It appears the outcry against the CBN’s plan to regulate financial technology (fintech) firms with costly capital adequacy ratios may have finally reached the right quarters, because the apex bank is said to now be considering a more inclusive approach.
Bloomberg reports that the Central Bank of Nigeria is preparing a new set of regulations that will allow more companies (other than banks) to transfer money.
This follows the apex bank’s realisation that banks alone cannot do the job of ensuring financial inclusion to millions of Nigerians.
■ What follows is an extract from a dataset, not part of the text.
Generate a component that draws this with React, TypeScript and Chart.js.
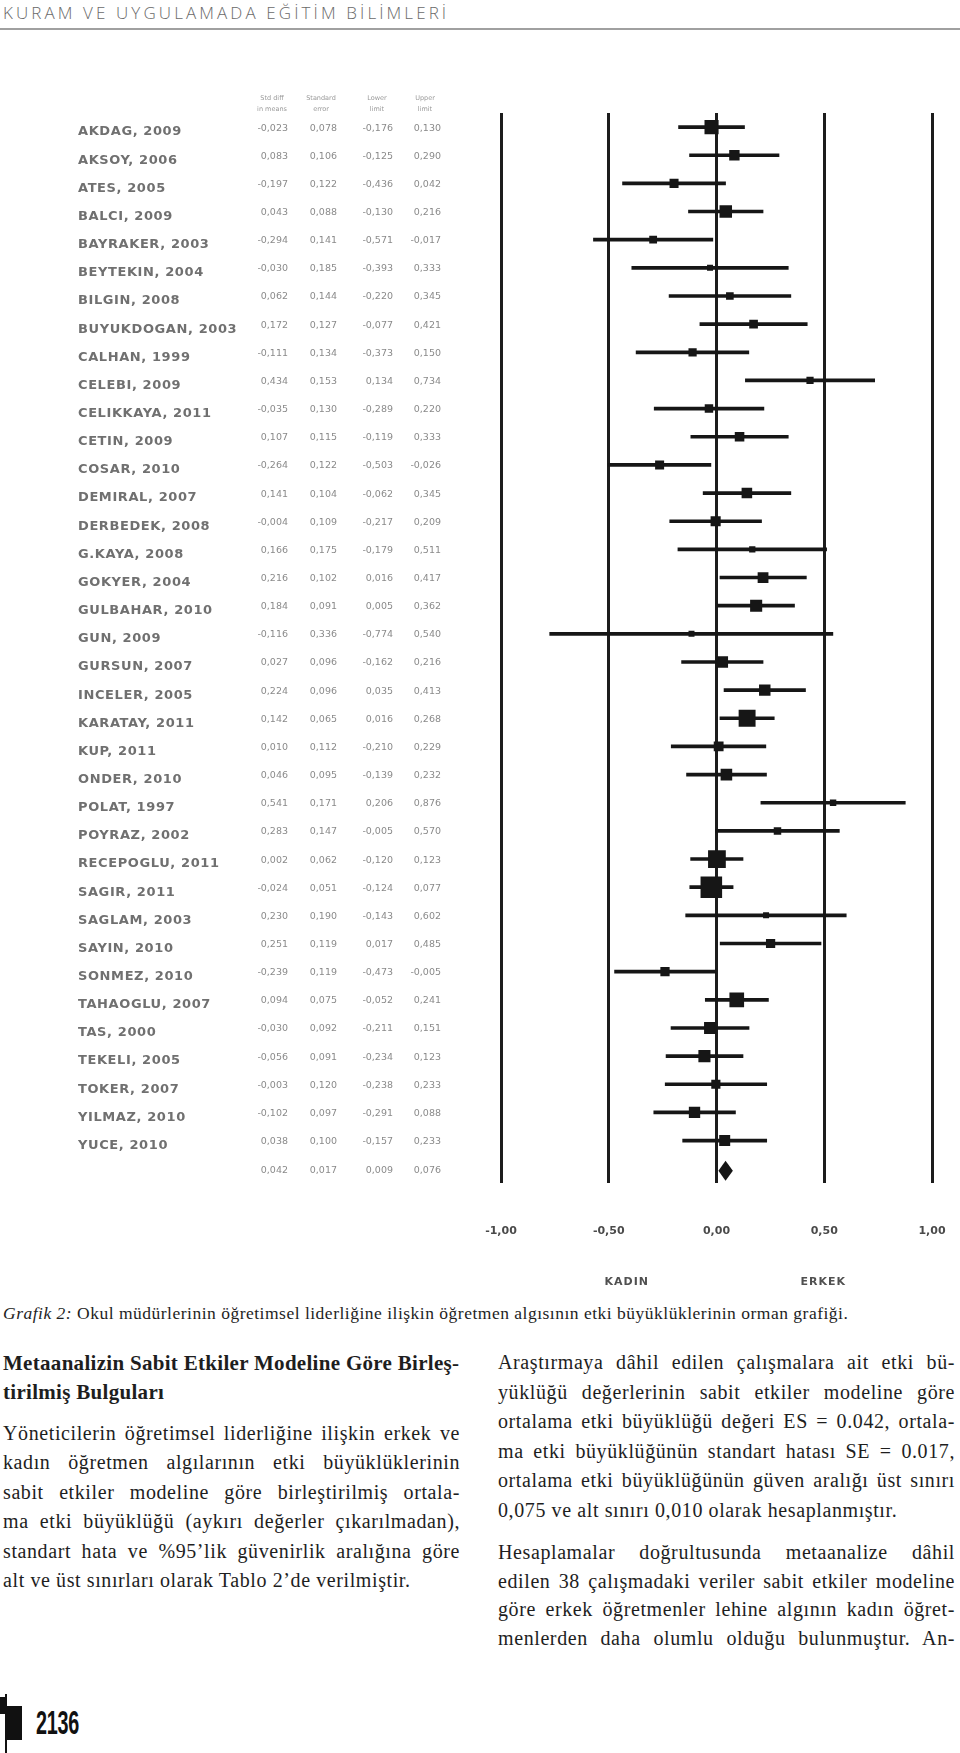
import React, { useEffect, useRef } from 'react';
import { Chart, registerables } from 'chart.js';

Chart.register(...registerables);

// ---------- data ----------
const studies = [
  'AKDAG, 2009', 'AKSOY, 2006', 'ATES, 2005', 'BALCI, 2009', 'BAYRAKER, 2003', 'BEYTEKIN, 2004',
  'BILGIN, 2008', 'BUYUKDOGAN, 2003', 'CALHAN, 1999', 'CELEBI, 2009', 'CELIKKAYA, 2011', 'CETIN, 2009',
  'COSAR, 2010', 'DEMIRAL, 2007', 'DERBEDEK, 2008', 'G.KAYA, 2008', 'GOKYER, 2004', 'GULBAHAR, 2010',
  'GUN, 2009', 'GURSUN, 2007', 'INCELER, 2005', 'KARATAY, 2011', 'KUP, 2011', 'ONDER, 2010',
  'POLAT, 1997', 'POYRAZ, 2002', 'RECEPOGLU, 2011', 'SAGIR, 2011', 'SAGLAM, 2003', 'SAYIN, 2010',
  'SONMEZ, 2010', 'TAHAOGLU, 2007', 'TAS, 2000', 'TEKELI, 2005', 'TOKER, 2007', 'YILMAZ, 2010', 'YUCE, 2010',
];
const effectSizes = [
  -0.023, 0.083, -0.197, 0.043, -0.294, -0.030, 0.062, 0.172, -0.111, 0.434, -0.035, 0.107, -0.264,
  0.141, -0.004, 0.166, 0.216, 0.184, -0.116, 0.027, 0.224, 0.142, 0.010, 0.046, 0.541, 0.283,
  0.002, -0.024, 0.230, 0.251, -0.239, 0.094, -0.030, -0.056, -0.003, -0.102, 0.038,
];
const standardErrors = [
  0.078, 0.106, 0.122, 0.088, 0.141, 0.185, 0.144, 0.127, 0.134, 0.153, 0.130, 0.115, 0.122,
  0.104, 0.109, 0.175, 0.102, 0.091, 0.336, 0.096, 0.096, 0.065, 0.112, 0.095, 0.171, 0.147,
  0.062, 0.051, 0.190, 0.119, 0.119, 0.075, 0.092, 0.091, 0.120, 0.097, 0.100,
];
const lowerLimits = [
  -0.176, -0.125, -0.436, -0.130, -0.571, -0.393, -0.220, -0.077, -0.373, 0.134, -0.289, -0.119, -0.503,
  -0.062, -0.217, -0.179, 0.016, 0.005, -0.774, -0.162, 0.035, 0.016, -0.210, -0.139, 0.206, -0.005,
  -0.120, -0.124, -0.143, 0.017, -0.473, -0.052, -0.211, -0.234, -0.238, -0.291, -0.157,
];
const upperLimits = [
  0.130, 0.290, 0.042, 0.216, -0.017, 0.333, 0.345, 0.421, 0.150, 0.734, 0.220, 0.333, -0.026,
  0.345, 0.209, 0.511, 0.417, 0.362, 0.540, 0.216, 0.413, 0.268, 0.229, 0.232, 0.876, 0.570,
  0.123, 0.077, 0.602, 0.485, -0.005, 0.241, 0.151, 0.123, 0.233, 0.088, 0.233,
];
// summary: effect, SE, lower, upper
const summaryValues = [0.042, 0.017, 0.009, 0.076];
const xTickValues = [-1, -0.5, 0, 0.5, 1];
const columnHeaders = [['Std diff', 'in means'], ['Standard', 'error'], ['Lower', 'limit'], ['Upper', 'limit']];
const sideLabels = ['KADIN', 'ERKEK'];

// ---------- layout constants ----------
const CANVAS_TOP = 80;
const CANVAS_W = 960;
const CANVAS_H = 1220;
const colRight = [288, 337, 393, 441];

const fmt = (v: number, d: number) => v.toFixed(d).replace('.', ',');

const textPlugin = {
  id: 'forestText',
  afterDatasetsDraw(chart: any) {
    const ctx = chart.ctx as CanvasRenderingContext2D;
    const ys = chart.scales.y;
    const xs = chart.scales.x;
    ctx.save();
    // summary diamond
    const cy = ys.getPixelForValue(studies.length) + 2;
    const xl = xs.getPixelForValue(summaryValues[2]);
    const xr = xs.getPixelForValue(summaryValues[3]);
    const xm = xs.getPixelForValue(summaryValues[0]);
    ctx.fillStyle = '#151515';
    ctx.beginPath();
    ctx.moveTo(xl, cy);
    ctx.lineTo(xm, cy - 10);
    ctx.lineTo(xr, cy);
    ctx.lineTo(xm, cy + 10);
    ctx.closePath();
    ctx.fill();

    // study names
    ctx.textBaseline = 'middle';
    ctx.textAlign = 'left';
    ctx.font = 'bold 13px "DejaVu Sans"';
    (ctx as any).letterSpacing = '0.6px';
    ctx.fillStyle = '#707070';
    studies.forEach((s, i) => ctx.fillText(s, 78, ys.getPixelForValue(i) + 5));
    (ctx as any).letterSpacing = '0px';

    // numeric columns
    ctx.font = '9.5px "DejaVu Sans"';
    ctx.fillStyle = '#8a8a8a';
    ctx.textAlign = 'right';
    const cols = [effectSizes, standardErrors, lowerLimits, upperLimits];
    studies.forEach((_, i) => {
      const y = ys.getPixelForValue(i) + 1;
      cols.forEach((arr, c) => ctx.fillText(fmt(arr[i], 3), colRight[c], y));
    });
    const sy = ys.getPixelForValue(studies.length) + 2;
    summaryValues.forEach((v, c) => ctx.fillText(fmt(v, 3), colRight[c], sy));

    // column headers
    ctx.font = '6.5px "DejaVu Sans"';
    ctx.fillStyle = '#999';
    ctx.textAlign = 'center';
    columnHeaders.forEach((h, c) => {
      const cx = colRight[c] - 16;
      ctx.fillText(h[0], cx, 98 - CANVAS_TOP);
      ctx.fillText(h[1], cx, 109 - CANVAS_TOP);
    });

    // side labels
    ctx.font = 'bold 11px "DejaVu Sans"';
    (ctx as any).letterSpacing = '1px';
    ctx.fillStyle = '#505050';
    ctx.fillText(sideLabels[0], xs.getPixelForValue(-0.5) + 18, 1282 - CANVAS_TOP);
    ctx.fillText(sideLabels[1], xs.getPixelForValue(0.5) - 1, 1282 - CANVAS_TOP);
    ctx.restore();
  },
};

function Line(props: { text: string; x: number; y: number; w: number; justify?: boolean; style?: any }) {
  const { text, x, y, w, justify, style } = props;
  return (
    <div
      style={{
        position: 'absolute',
        left: x,
        top: y,
        width: w,
        whiteSpace: 'nowrap',
        textAlign: justify ? 'justify' : 'left',
        textAlignLast: justify ? 'justify' : 'left',
        lineHeight: '24px',
        height: 24,
        fontFamily: '"Liberation Serif", serif',
        fontSize: 20,
        letterSpacing: '0.6px',
        color: '#1e1e1e',
        ...style,
      } as any}
    >
      {text}
    </div>
  );
}

const headingLines = ['Metaanalizin Sabit Etkiler Modeline Göre Birleş-', 'tirilmiş Bulguları'];
const leftLines = [
  'Yöneticilerin öğretimsel liderliğine ilişkin erkek ve',
  'kadın öğretmen algılarının etki büyüklüklerinin',
  'sabit etkiler modeline göre birleştirilmiş ortala-',
  'ma etki büyüklüğü (aykırı değerler çıkarılmadan),',
  'standart hata ve %95’lik güvenirlik aralığına göre',
  'alt ve üst sınırları olarak Tablo 2’de verilmiştir.',
];
const rightLines1 = [
  'Araştırmaya dâhil edilen çalışmalara ait etki bü-',
  'yüklüğü değerlerinin sabit etkiler modeline göre',
  'ortalama etki büyüklüğü değeri ES = 0.042, ortala-',
  'ma etki büyüklüğünün standart hatası SE = 0.017,',
  'ortalama etki büyüklüğünün güven aralığı üst sınırı',
  '0,075 ve alt sınırı 0,010 olarak hesaplanmıştır.',
];
const rightLines2 = [
  'Hesaplamalar doğrultusunda metaanalize dâhil',
  'edilen 38 çalışmadaki veriler sabit etkiler modeline',
  'göre erkek öğretmenler lehine algının kadın öğret-',
  'menlerden daha olumlu olduğu bulunmuştur. An-',
];

export default function App() {
  const ref = useRef<HTMLCanvasElement>(null);
  useEffect(() => {
    const labels = [...studies, ''];
    const ciData: any[] = studies.map((_, i) => [lowerLimits[i], upperLimits[i]]);
    ciData.push(null);
    const pointData = effectSizes.map((v, i) => ({ x: v, y: studies[i] }));
    const markerRadius = (c: any) => {
      const se = standardErrors[c.dataIndex] ?? 0.1;
      return Math.max(6, 1.1 / se) / Math.SQRT2;
    };
    const chart = new Chart(ref.current as HTMLCanvasElement, {
      type: 'bar',
      data: {
        labels,
        datasets: [
          {
            type: 'bar',
            data: ciData,
            backgroundColor: '#161616',
            borderWidth: 0,
            barThickness: 3,
            order: 2,
          } as any,
          {
            type: 'scatter',
            data: pointData,
            pointStyle: 'rect',
            backgroundColor: '#161616',
            borderWidth: 0,
            pointRadius: markerRadius,
            pointHoverRadius: markerRadius,
            order: 1,
          } as any,
        ],
      },
      options: {
        indexAxis: 'y',
        animation: false,
        responsive: false,
        devicePixelRatio: 1,
        events: [],
        layout: { padding: { left: 501, right: 28, top: 33, bottom: 20 } },
        plugins: { legend: { display: false }, tooltip: { enabled: false } },
        scales: {
          x: {
            type: 'linear',
            position: 'bottom',
            min: -1,
            max: 1,
            afterBuildTicks: (axis: any) => {
              axis.ticks = xTickValues.map((v) => ({ value: v }));
            },
            afterFit: (axis: any) => {
              axis.paddingLeft = 0;
              axis.paddingRight = 0;
            },
            ticks: {
              callback: (v: any) => fmt(Number(v), 2),
              font: { family: '"DejaVu Sans"', size: 11, weight: 'bold' },
              color: '#4a4a4a',
              padding: 42,
              maxRotation: 0,
            },
            grid: { color: '#1c1c1c', lineWidth: 3, drawTicks: false },
            border: { display: false },
          },
          y: {
            type: 'category',
            display: false,
            offset: true,
          },
        },
      } as any,
      plugins: [textPlugin],
    });
    return () => chart.destroy();
  }, []);

  return (
    <div style={{ position: 'absolute', left: 0, top: 0, width: 960, height: 1753, background: '#fff', overflow: 'hidden' }}>
      <div
        style={{
          position: 'absolute', left: 3, top: 3, fontFamily: '"Open Sans", sans-serif', fontWeight: 300,
          fontSize: 17, letterSpacing: '3.1px', color: '#6a6a6a', whiteSpace: 'nowrap', lineHeight: '20px',
        }}
      >
        KURAM VE UYGULAMADA EĞİTİM BİLİMLERİ
      </div>
      <div style={{ position: 'absolute', left: 0, top: 28, width: 960, height: 1.5, background: '#a0a0a0' }} />

      <canvas
        ref={ref}
        width={CANVAS_W}
        height={CANVAS_H}
        style={{ position: 'absolute', left: 0, top: CANVAS_TOP, width: CANVAS_W, height: CANVAS_H }}
      />

      <div
        style={{
          position: 'absolute', left: 3, top: 1303, fontFamily: '"Liberation Serif", serif', fontSize: 17.5,
          letterSpacing: '0.5px', color: '#1e1e1e', whiteSpace: 'nowrap', lineHeight: '20px',
        }}
      >
        <i>Grafik 2:</i> Okul müdürlerinin öğretimsel liderliğine ilişkin öğretmen algısının etki büyüklüklerinin orman grafiği.
      </div>

      {headingLines.map((t, i) => (
        <Line key={'h' + i} text={t} x={3} y={1351 + i * 29} w={455} justify={i === 0}
          style={{ fontWeight: 'bold', fontSize: 21, letterSpacing: '0.3px' }} />
      ))}
      {leftLines.map((t, i) => (
        <Line key={'l' + i} text={t} x={3} y={1421 + i * 29.4} w={457} justify={i < leftLines.length - 1} />
      ))}
      {rightLines1.map((t, i) => (
        <Line key={'r' + i} text={t} x={498} y={1350 + i * 29.6} w={457} justify={i < rightLines1.length - 1} />
      ))}
      {rightLines2.map((t, i) => (
        <Line key={'s' + i} text={t} x={498} y={1540 + i * 28.6} w={457} justify />
      ))}

      <div style={{ position: 'absolute', left: 5, top: 1694, width: 1.5, height: 59, background: '#111' }} />
      <div style={{ position: 'absolute', left: 0, top: 1697, width: 6, height: 17, background: '#111' }} />
      <div style={{ position: 'absolute', left: 6, top: 1706, width: 16, height: 34, background: '#111' }} />
      <div
        style={{
          position: 'absolute', left: 36, top: 1703, fontFamily: '"Liberation Sans", "DejaVu Sans", sans-serif',
          fontWeight: 'bold', fontSize: 33, lineHeight: '40px', color: '#111', letterSpacing: '-0.5px',
          transform: 'scaleX(0.6)', transformOrigin: 'left top', whiteSpace: 'nowrap',
        }}
      >
        2136
      </div>
    </div>
  );
}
“The central bank may have realized it can’t rely on lenders alone to achieve its objective of extending services to the 50 million adults still without a bank account in the nation of about 200 million people. Telecommunications firms, including South Africa’s MTN Group Ltd., are now interested in applying for licenses that will allow them, and even supermarket chains, to create units that can collect deposits and maintain savings accounts.”
Recall that in November last year, the CBN came up with the controversial regulation requiring payment service Providers (of which fintechs are consisted), to have minimum adequacy ratios ranging from $275,000 to $14 million. This was to serve as one of the basic requirements for getting operating licenses.
The CBN argued that the move was necessary and in furtherance of the efforts to curtail the probable risks in the financial sector. But many observers did perceive the move as a deliberate ploy to protect commercial banks from competition.
Moreover, sources close to the situation confirmed that Nigerian Deposit Money Banks were worried that the emergence of other set of players in the industry may pose a competitive disadvantage to them.
With some four telecoms giants operating in the country, Nigeria has about 162 million active mobile phone users, according to information obtained from both the Nigerian Communications Commission (NCC) and the Nigerian Bureau of Statistics (NBS).
This situation presents an immense opportunity for the country to actualise its financial inclusion bid by as much as 80% come 2020.
Recall that the likes of MTN Nigeria had indicated interest to apply for a payment banking license in Nigeria and launch a service in the country by the second quarter of 2019.